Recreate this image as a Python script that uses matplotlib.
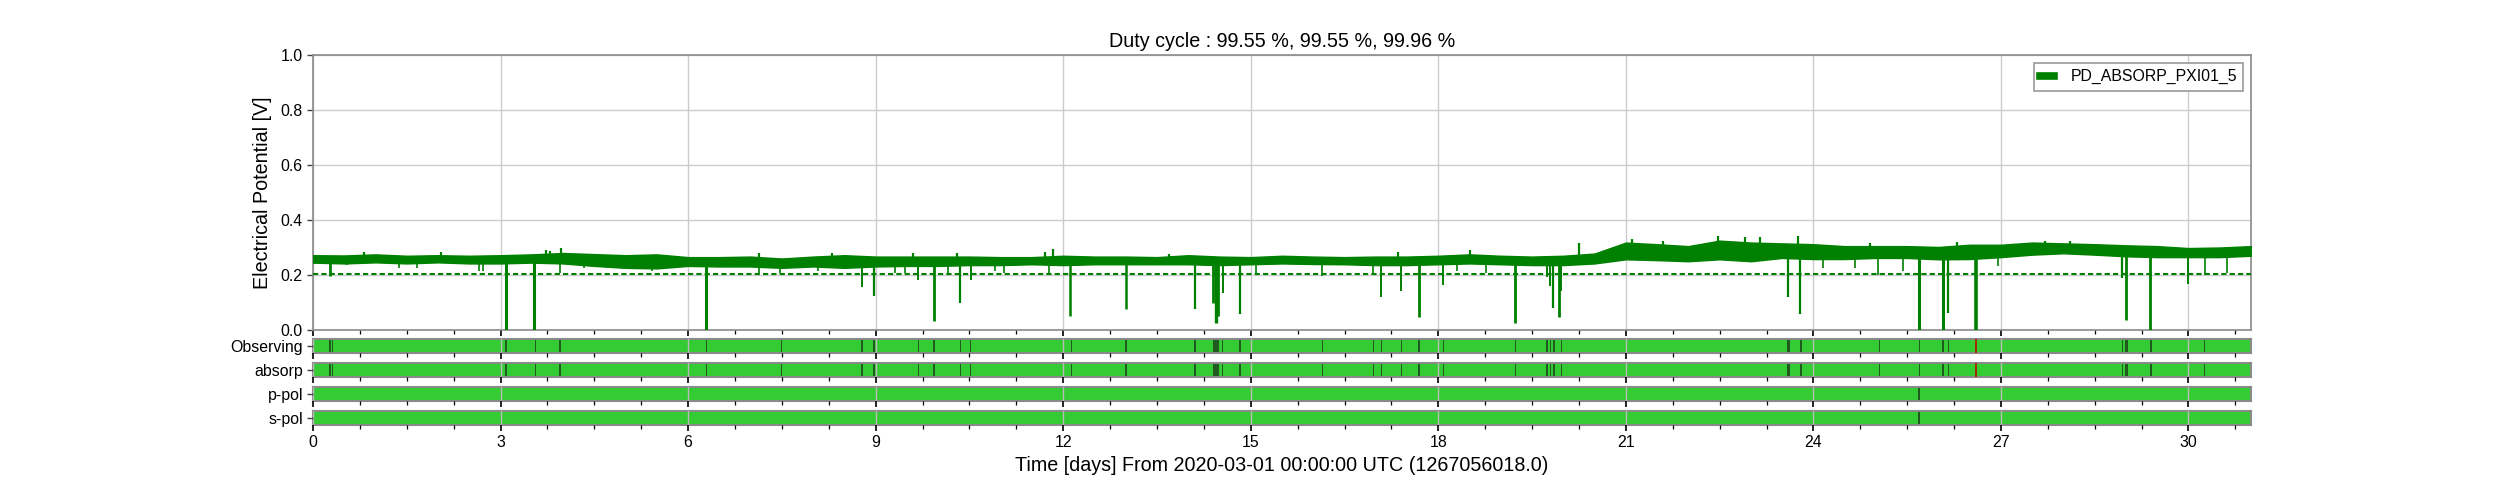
import matplotlib
matplotlib.use('Agg')
import matplotlib.pyplot as plt
import numpy as np
from matplotlib.lines import Line2D
from matplotlib.ticker import MultipleLocator, FormatStrFormatter

plt.rcParams['font.family'] = ['Liberation Sans', 'DejaVu Sans']

# ---------------- data ----------------
title_text = "Duty cycle : 99.55 %, 99.55 %, 99.96 %"
channel = "PD_ABSORP_PXI01_5"
xlabel_text = "Time [days] From 2020-03-01 00:00:00 UTC (1267056018.0)"
ylabel_text = "Electrical Potential [V]"
threshold = 0.205

env_days = [0.0, 0.5, 1.0, 1.5, 2.0, 2.5, 3.0, 3.5, 4.0, 4.5, 5.0, 5.5, 6.0, 6.5, 7.0, 7.5,
            8.0, 8.5, 9.0, 9.5, 10.0, 10.5, 11.0, 11.5, 12.0, 12.5, 13.0, 13.5, 14.0, 14.5,
            15.0, 15.5, 16.0, 16.5, 17.0, 17.5, 18.0, 18.5, 19.0, 19.5, 20.0, 20.5, 21.0,
            21.5, 22.0, 22.5, 23.0, 23.5, 24.0, 24.5, 25.0, 25.5, 26.0, 26.5, 27.0, 27.5,
            28.0, 28.5, 29.0, 29.5, 30.0, 30.5, 31.0]
env_hi = [0.272, 0.271, 0.275, 0.270, 0.272, 0.270, 0.272, 0.275, 0.280, 0.276, 0.272, 0.275,
          0.265, 0.265, 0.267, 0.260, 0.267, 0.272, 0.267, 0.267, 0.267, 0.267, 0.265, 0.265,
          0.270, 0.267, 0.267, 0.265, 0.272, 0.267, 0.265, 0.270, 0.267, 0.265, 0.267, 0.267,
          0.270, 0.275, 0.270, 0.267, 0.270, 0.278, 0.318, 0.312, 0.305, 0.325, 0.318, 0.315,
          0.312, 0.305, 0.305, 0.305, 0.302, 0.310, 0.310, 0.318, 0.315, 0.312, 0.308, 0.305,
          0.298, 0.300, 0.305]
env_lo = [0.245, 0.242, 0.246, 0.242, 0.246, 0.242, 0.242, 0.245, 0.242, 0.233, 0.226, 0.224,
          0.233, 0.231, 0.231, 0.226, 0.231, 0.226, 0.231, 0.233, 0.233, 0.236, 0.236, 0.239,
          0.236, 0.239, 0.239, 0.239, 0.239, 0.236, 0.239, 0.242, 0.240, 0.239, 0.236, 0.236,
          0.239, 0.242, 0.239, 0.236, 0.236, 0.242, 0.257, 0.254, 0.250, 0.257, 0.250, 0.262,
          0.258, 0.258, 0.262, 0.262, 0.257, 0.258, 0.265, 0.274, 0.279, 0.274, 0.268, 0.265,
          0.265, 0.265, 0.270]

dip_days = [0.27, 0.55, 1.38, 1.67, 2.65, 2.72, 3.08, 3.54, 3.95, 4.33, 5.42, 6.28, 7.13, 7.47,
            8.07, 8.78, 8.97, 9.31, 9.47, 9.68, 9.94, 10.16, 10.35, 10.52, 10.91, 11.06, 11.78,
            12.11, 13.00, 14.11, 14.40, 14.45, 14.48, 14.55, 14.83, 15.09,
            16.14, 16.96, 17.08, 17.41, 17.69, 18.08, 18.30, 18.76, 19.23, 19.74, 19.79, 19.84,
            19.93, 19.97,
            23.59, 23.78, 24.16, 24.67, 25.04, 25.44, 25.69, 26.07, 26.15, 26.60, 26.96, 28.94,
            29.00, 29.38, 30.00, 30.26, 30.62]
dip_min = [0.197, 0.237, 0.227, 0.224, 0.216, 0.216, 0.0, 0.0, 0.206, 0.224, 0.213, 0.0, 0.208,
           0.206,
           0.213, 0.155, 0.124, 0.206, 0.208, 0.182, 0.034, 0.208, 0.099, 0.182, 0.213, 0.208,
           0.208, 0.052, 0.076, 0.075, 0.100, 0.024, 0.050, 0.133, 0.060, 0.206,
           0.197, 0.206, 0.119, 0.143, 0.046, 0.165, 0.213, 0.206, 0.027, 0.191, 0.160, 0.079,
           0.046, 0.143,
           0.121, 0.058, 0.224, 0.224, 0.200, 0.213, 0.0, 0.0, 0.063, 0.0, 0.233, 0.188,
           0.036, 0.0, 0.167, 0.200, 0.206]
dip_lw = [2.0, 1.2, 1.2, 1.2, 1.2, 1.2, 2.2, 2.2, 1.2, 1.2, 1.2, 2.2, 1.2, 1.2,
          1.2, 1.4, 1.6, 1.2, 1.2, 1.4, 2.0, 1.2, 1.6, 1.4, 1.2, 1.2,
          1.2, 1.8, 1.8, 1.6, 2.0, 2.4, 2.0, 1.4, 1.6, 1.2,
          1.2, 1.2, 1.4, 1.4, 2.0, 1.4, 1.2, 1.2, 2.0, 1.4, 1.4, 1.6,
          2.0, 1.4,
          1.6, 1.6, 1.2, 1.2, 1.2, 1.2, 2.2, 2.2, 1.6, 2.6, 1.2, 1.6,
          2.0, 2.0, 1.4, 1.2, 1.2]

peak_days = [0.82, 2.05, 3.72, 3.79, 3.97, 7.13, 8.3, 9.6, 10.3, 11.71, 11.83, 13.7, 17.36,
             18.51, 20.25, 21.1, 21.6, 22.48, 22.9, 23.14, 23.75, 24.9, 26.3, 27.7, 28.1]
peak_max = [0.285, 0.283, 0.290, 0.286, 0.299, 0.281, 0.279, 0.279, 0.279, 0.283, 0.293,
            0.276, 0.283, 0.291, 0.315, 0.330, 0.325, 0.343, 0.339, 0.339, 0.342, 0.318,
            0.320, 0.325, 0.322]

state_names = ["Observing", "absorp", "p-pol", "s-pol"]
obs_off_start = [0.26, 0.30, 3.07, 3.55, 3.94, 6.28, 7.48, 8.77, 8.96, 9.68, 9.92, 10.35, 10.51,
                 12.12, 12.99, 14.10, 14.40, 14.54, 14.82, 16.14, 16.95, 17.08, 17.40, 17.68,
                 18.07, 19.22, 19.73, 19.78, 19.84, 19.96, 23.57, 23.60, 23.79, 25.05, 25.69,
                 26.06, 26.15, 28.93, 28.99, 29.39, 30.25]
obs_off_width = [0.02, 0.02, 0.03, 0.02, 0.02, 0.02, 0.02, 0.02, 0.03, 0.02, 0.03, 0.02, 0.02,
                 0.02, 0.03, 0.02, 0.09, 0.02, 0.02, 0.02, 0.02, 0.02, 0.02, 0.03,
                 0.02, 0.03, 0.02, 0.02, 0.03, 0.02, 0.02, 0.02, 0.02, 0.02, 0.02,
                 0.03, 0.02, 0.02, 0.04, 0.02, 0.02]
obs_red_start = [26.59]
obs_red_width = [0.03]
pol_off_start = [25.68]
pol_off_width = [0.02]

# ---------------- style ----------------
GREEN = 'green'
BAR = '#33cc33'
DARK = '#1f5a1f'
SPINE = '#8a8a8a'
GRID = '#cccccc'
TICK_FS = 11.4
LABEL_FS = 14.2

fig = plt.figure(figsize=(25, 5), dpi=100)
left, width = 0.1252, 0.7752
ax = fig.add_axes([left, 0.34, width, 0.55])

ax.fill_between(env_days, env_lo, env_hi, color=GREEN, lw=1.0, edgecolor=GREEN, zorder=3)
lo_at = np.interp(dip_days, env_days, env_lo)
ax.vlines(dip_days, dip_min, lo_at + 0.01, color=GREEN, lw=dip_lw, zorder=3)
hi_at = np.interp(peak_days, env_days, env_hi)
ax.vlines(peak_days, hi_at - 0.01, peak_max, color=GREEN, lw=1.6, zorder=3)
ax.axhline(threshold, color=GREEN, ls=(0, (2.5, 1.5)), lw=1.5, zorder=4)

ax.set_xlim(0, 31)
ax.set_ylim(0, 1)
ax.yaxis.set_major_locator(MultipleLocator(0.2))
ax.yaxis.set_major_formatter(FormatStrFormatter('%.1f'))
ax.xaxis.set_major_locator(MultipleLocator(3))
ax.xaxis.set_minor_locator(MultipleLocator(0.75))
ax.tick_params(axis='x', which='both', labelbottom=False, direction='out', color='black')
ax.tick_params(axis='x', which='major', length=4, width=1.2)
ax.tick_params(axis='x', which='minor', length=3, width=0.9)
ax.tick_params(axis='y', which='major', length=4, width=1.0, color='#444444', labelsize=TICK_FS)
ax.grid(True, which='major', color=GRID, lw=1.0)
ax.set_axisbelow(True)
for s in ax.spines.values():
    s.set_color(SPINE)
    s.set_linewidth(1.2)
ax.set_ylabel(ylabel_text, fontsize=LABEL_FS, labelpad=6)
ax.set_title(title_text, fontsize=LABEL_FS, pad=6)

leg = ax.legend([Line2D([], [], color=GREEN, lw=5.5)], [channel], loc='upper right',
                fontsize=TICK_FS, fancybox=False, framealpha=1, edgecolor='#999999',
                handlelength=0.9, handletextpad=1.0, borderaxespad=0.5)
leg.get_frame().set_linewidth(1.2)

bottoms = [0.294, 0.246, 0.198, 0.150]
offs = [(obs_off_start, obs_off_width), (obs_off_start, obs_off_width),
        (pol_off_start, pol_off_width), (pol_off_start, pol_off_width)]
reds = [(obs_red_start, obs_red_width), (obs_red_start, obs_red_width), ([], []), ([], [])]

state_axes = []
for i, name in enumerate(state_names):
    sax = fig.add_axes([left, bottoms[i], width, 0.028], sharex=ax)
    sax.broken_barh([(0, 31)], (0, 1), facecolors=BAR, edgecolor='none', zorder=1)
    st, wd = offs[i]
    sax.broken_barh(list(zip(st, wd)), (0, 1), facecolors=DARK, edgecolor='none', zorder=2)
    rs, rw = reds[i]
    if rs:
        sax.broken_barh(list(zip(rs, rw)), (0, 1), facecolors='#a52a00', edgecolor='none',
                        zorder=3)
    sax.set_ylim(0, 1)
    sax.set_yticks([0.5])
    sax.set_yticklabels([name])
    sax.tick_params(axis='y', length=4, width=1.0, color='#444444', labelsize=TICK_FS, pad=3)
    sax.tick_params(axis='x', which='both', direction='out', color='black',
                    labelbottom=(i == 3), labelsize=TICK_FS)
    sax.tick_params(axis='x', which='major', length=4, width=1.2)
    sax.tick_params(axis='x', which='minor', length=3, width=0.9)
    sax.grid(True, axis='x', which='major', color='#bbbbbb', lw=1.0, zorder=5)
    sax.set_axisbelow(False)
    for s in sax.spines.values():
        s.set_color(SPINE)
        s.set_linewidth(1.5)
    state_axes.append(sax)

ax.set_xlim(0, 31)
state_axes[-1].set_xlabel(xlabel_text, fontsize=LABEL_FS, labelpad=4)

fig.savefig('out.png', dpi=100)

----

- _Work required_
Your task is to reproduce exactly the lines from the start of the data above through the line containing "plt.rcParams['font.family'] = ['Liberation", leaving every picture out.

- _Solution_
Recreate this image as a Python script that uses matplotlib.
import matplotlib
matplotlib.use('Agg')
import matplotlib.pyplot as plt
import numpy as np
from matplotlib.lines import Line2D
from matplotlib.ticker import MultipleLocator, FormatStrFormatter

plt.rcParams['font.family'] = ['Liberation Sans', 'DejaVu Sans']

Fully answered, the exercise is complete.